Model description

Autoencoder model trained to compress information from sentinel-2 satellite images using Vision Transformer (ViT) as encoder backbone to extract features. The latent space of the model is given by 1024 neurons which can be used to generate embeddings from the sentinel-2 satellite images.

The model was trained using bands RGB (2, 3 and 4) (Red, Green and Blue) of the Sentinel-2 satellites and using 81 municipalities of Colombia with most dengue cases.

The input shape of the model is 224, 224, 3. To extract features you should remove the last layer.

The model can be read as (example in jupyer):

!git lfs install
!git clone https://huggingface.co/MITCriticalData/Sentinel-2_ViT_Autoencoder_RGB_full_Colombia_Dataset
    
import tensorflow as tf
from transformers import TFViTModel


model = tf.keras.models.load_model('Sentinel-2_ViT_Autoencoder_RGB_full_Colombia_Dataset', custom_objects={"TFViTModel": TFViTModel})

You can extract the embeddings removing the last layer using:

import tensorflow as tf

model = tf.keras.Sequential()

for layer in autoencoder.layers[:-1]: # just exclude last layer from copying
    model.add(layer)    
        

Intended uses & limitations

The model was trained with images of 81 different cities in Colombia, however it may require fine tuning or retraining to learn from other contexts such as countries and other continents.

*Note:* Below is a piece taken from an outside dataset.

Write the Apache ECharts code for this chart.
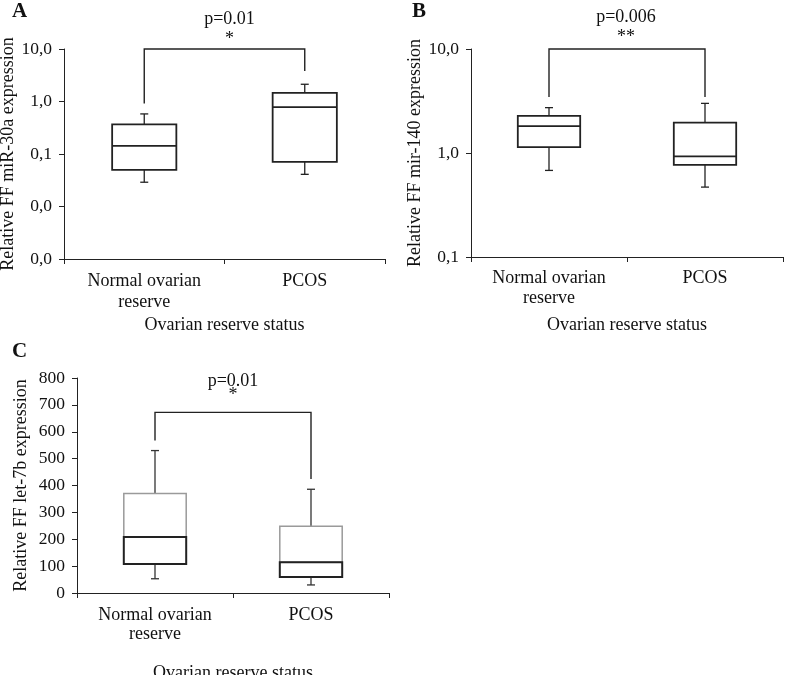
<!DOCTYPE html>
<html>
<head>
<meta charset="utf-8">
<script src="https://cdn.jsdelivr.net/npm/echarts@6/dist/echarts.min.js"></script>
<style>
html,body{margin:0;padding:0;background:#fff;}
#c{width:787px;height:675px;}
</style>
</head>
<body>
<div id="c"></div>
<script>
// ---------- data ----------
const categories = ['Normal ovarian\nreserve', 'PCOS'];
const xAxisTitle = 'Ovarian reserve status';

// box rows: [low whisker, Q1, median, Q3, high whisker]
const miR30a_normal = [0.029, 0.050, 0.143, 0.366, 0.58];
const miR30a_pcos   = [0.041, 0.071, 0.78, 1.46, 2.13];
const miR140_normal = [0.68, 1.14, 1.81, 2.27, 2.73];
const miR140_pcos   = [0.47, 0.77, 0.93, 1.96, 3.0];
const let7b_normal  = [53, 108, 208, 370, 530];
const let7b_pcos    = [30, 60, 114, 248, 386];

// significance brackets: [left leg bottom, bracket top, right leg bottom]
const bracketA = [0.92, 10, 3.8];
const bracketB = [3.45, 10, 3.45];
const bracketC = [567, 672, 424];
const pTextA = ['p=0.01', '*'];
const pTextB = ['p=0.006', '**'];
const pTextC = ['p=0.01', '*'];

const yNameA = 'Relative FF miR-30a expression';
const yNameB = 'Relative FF mir-140 expression';
const yNameC = 'Relative FF let-7b expression';
const panelLetters = ['A', 'B', 'C'];

// ---------- helpers ----------
const FONT = '"Liberation Serif", "Times New Roman", serif';
const BLACK = '#111';

function boxRows(a, b) {
  return [[0].concat(a), [1].concat(b)];
}

function makeBoxRender(split) {
  return function (params, api) {
    const x = api.value(0);
    const low = api.value(1), q1 = api.value(2), med = api.value(3), q3 = api.value(4), high = api.value(5);
    const pLow = api.coord([x, low]);
    const pQ1 = api.coord([x, q1]);
    const pMed = api.coord([x, med]);
    const pQ3 = api.coord([x, q3]);
    const pHigh = api.coord([x, high]);
    const step = api.coord([1, q1])[0] - api.coord([0, q1])[0];
    const bw = step * 0.4;
    const cx = pMed[0];
    const cap = 4;
    const wStyle = { stroke: split ? '#333' : '#222', lineWidth: 1.3, fill: null };
    const children = [
      { type: 'line', shape: { x1: cx, y1: pHigh[1], x2: cx, y2: pQ3[1] }, style: wStyle },
      { type: 'line', shape: { x1: cx - cap, y1: pHigh[1], x2: cx + cap, y2: pHigh[1] }, style: wStyle },
      { type: 'line', shape: { x1: cx, y1: pQ1[1], x2: cx, y2: pLow[1] }, style: wStyle },
      { type: 'line', shape: { x1: cx - cap, y1: pLow[1], x2: cx + cap, y2: pLow[1] }, style: wStyle }
    ];
    if (split) {
      children.push({ type: 'rect', shape: { x: cx - bw / 2, y: pQ3[1], width: bw, height: pMed[1] - pQ3[1] },
        style: { fill: '#fff', stroke: '#9a9a9a', lineWidth: 1.5 } });
      children.push({ type: 'rect', shape: { x: cx - bw / 2, y: pMed[1], width: bw, height: pQ1[1] - pMed[1] },
        style: { fill: '#fff', stroke: '#222', lineWidth: 2 } });
    } else {
      children.push({ type: 'rect', shape: { x: cx - bw / 2, y: pQ3[1], width: bw, height: pQ1[1] - pQ3[1] },
        style: { fill: '#fff', stroke: '#222', lineWidth: 1.8 } });
      children.push({ type: 'line', shape: { x1: cx - bw / 2, y1: pMed[1], x2: cx + bw / 2, y2: pMed[1] },
        style: { stroke: '#222', lineWidth: 1.8 } });
    }
    return { type: 'group', children: children };
  };
}

function makeBracketRender(texts, dx, pOff, sOff) {
  return function (params, api) {
    const l = api.coord([0, api.value(0)]);
    const t0 = api.coord([0, api.value(1)]);
    const t1 = api.coord([1, api.value(1)]);
    const r = api.coord([1, api.value(2)]);
    const mx = (t0[0] + t1[0]) / 2 + dx;
    return {
      type: 'group',
      children: [
        { type: 'polyline', shape: { points: [l, t0, t1, r] }, style: { stroke: '#222', lineWidth: 1.4, fill: null } },
        { type: 'text', x: mx, y: t0[1] + pOff, style: { text: texts[0], fill: BLACK, font: '18px ' + FONT, align: 'center', verticalAlign: 'middle' } },
        { type: 'text', x: mx, y: t0[1] + sOff, style: { text: texts[1], fill: BLACK, font: '18px ' + FONT, align: 'center', verticalAlign: 'middle' } }
      ]
    };
  };
}

function xAxisCfg(grid, margin, lineHeight, nameGap) {
  return {
    type: 'category', gridIndex: grid, data: categories, boundaryGap: true,
    axisLine: { lineStyle: { color: '#222', width: 1 } },
    axisTick: { show: true, length: 5, lineStyle: { color: '#222' } },
    axisLabel: { color: BLACK, fontFamily: FONT, fontSize: 18, margin: margin, lineHeight: lineHeight },
    name: xAxisTitle, nameLocation: 'middle', nameGap: nameGap,
    nameTextStyle: { color: BLACK, fontFamily: FONT, fontSize: 18 },
    splitLine: { show: false }
  };
}

const logFmt = v => Number(v).toFixed(1).replace('.', ',');

const yLabel = { color: BLACK, fontFamily: FONT, fontSize: 17.5, margin: 12 };
const yLine = { show: true, lineStyle: { color: '#222', width: 1 } };
const yTick = { show: true, length: 5, lineStyle: { color: '#222' } };
const yNameStyle = { color: BLACK, fontFamily: FONT, fontSize: 18 };
const letterStyle = { fontFamily: FONT, fontWeight: 'bold', fontSize: 21, color: BLACK };

const option = {
  animation: false,
  backgroundColor: '#fff',
  title: [
    { text: panelLetters[0], left: 12, top: 1, padding: 0, textStyle: letterStyle },
    { text: panelLetters[1], left: 412, top: 1, padding: 0, textStyle: letterStyle },
    { text: panelLetters[2], left: 12, top: 341, padding: 0, textStyle: letterStyle }
  ],
  grid: [
    { left: 64, top: 49, width: 321, height: 210, outerBoundsMode: 'none' },
    { left: 471, top: 49, width: 312, height: 208, outerBoundsMode: 'none' },
    { left: 77, top: 378, width: 312, height: 215, outerBoundsMode: 'none' }
  ],
  xAxis: [
    xAxisCfg(0, 12, 21, 57),
    xAxisCfg(1, 11, 20, 59),
    xAxisCfg(2, 13, 19, 71)
  ],
  yAxis: [
    { type: 'log', gridIndex: 0, logBase: 10, min: 0.001, max: 10,
      axisLine: yLine, axisTick: yTick, splitLine: { show: false },
      axisLabel: Object.assign({ formatter: logFmt }, yLabel),
      name: yNameA, nameLocation: 'middle', nameGap: 46, nameTextStyle: yNameStyle },
    { type: 'log', gridIndex: 1, logBase: 10, min: 0.1, max: 10,
      axisLine: yLine, axisTick: yTick, splitLine: { show: false },
      axisLabel: Object.assign({ formatter: logFmt }, yLabel),
      name: yNameB, nameLocation: 'middle', nameGap: 45, nameTextStyle: yNameStyle },
    { type: 'value', gridIndex: 2, min: 0, max: 800, interval: 100,
      axisLine: yLine, axisTick: yTick, splitLine: { show: false },
      axisLabel: yLabel,
      name: yNameC, nameLocation: 'middle', nameGap: 47, nameTextStyle: yNameStyle }
  ],
  series: [
    { type: 'custom', xAxisIndex: 0, yAxisIndex: 0, renderItem: makeBoxRender(false),
      encode: { x: 0, y: [1, 2, 3, 4, 5] }, data: boxRows(miR30a_normal, miR30a_pcos), clip: false },
    { type: 'custom', xAxisIndex: 1, yAxisIndex: 1, renderItem: makeBoxRender(false),
      encode: { x: 0, y: [1, 2, 3, 4, 5] }, data: boxRows(miR140_normal, miR140_pcos), clip: false },
    { type: 'custom', xAxisIndex: 2, yAxisIndex: 2, renderItem: makeBoxRender(true),
      encode: { x: 0, y: [1, 2, 3, 4, 5] }, data: boxRows(let7b_normal, let7b_pcos), clip: false },
    { type: 'custom', xAxisIndex: 0, yAxisIndex: 0, renderItem: makeBracketRender(pTextA, 5, -30, -10),
      encode: { x: -1, y: [0, 1, 2] }, data: [bracketA], clip: false },
    { type: 'custom', xAxisIndex: 1, yAxisIndex: 1, renderItem: makeBracketRender(pTextB, -1, -32, -12),
      encode: { x: -1, y: [0, 1, 2] }, data: [bracketB], clip: false },
    { type: 'custom', xAxisIndex: 2, yAxisIndex: 2, renderItem: makeBracketRender(pTextC, 0, -31, -17),
      encode: { x: -1, y: [0, 1, 2] }, data: [bracketC], clip: false }
  ]
};

const chart = echarts.init(document.getElementById('c'), null, { renderer: 'canvas' });
chart.setOption(option);
</script>
</body>
</html>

Training and evaluation data

The model was trained with satellite images of 81 different cities with most dengue cses in Colombia extracted from sentinel-2 using RGB bands using an asymmetric autoencoder. Images with information that could result in noise such as black images were filtered prior to training to avoid noise in the data.

The dataset was split into train and test using 80% for train and 20% to test.

Training procedure

Training hyperparameters

The following hyperparameters were used during training:

Hyperparameters Value
name Adam
learning_rate 0.001
decay 0.0
beta_1 0.9
beta_2 0.999
epsilon 1e-07
amsgrad False
training_precision float32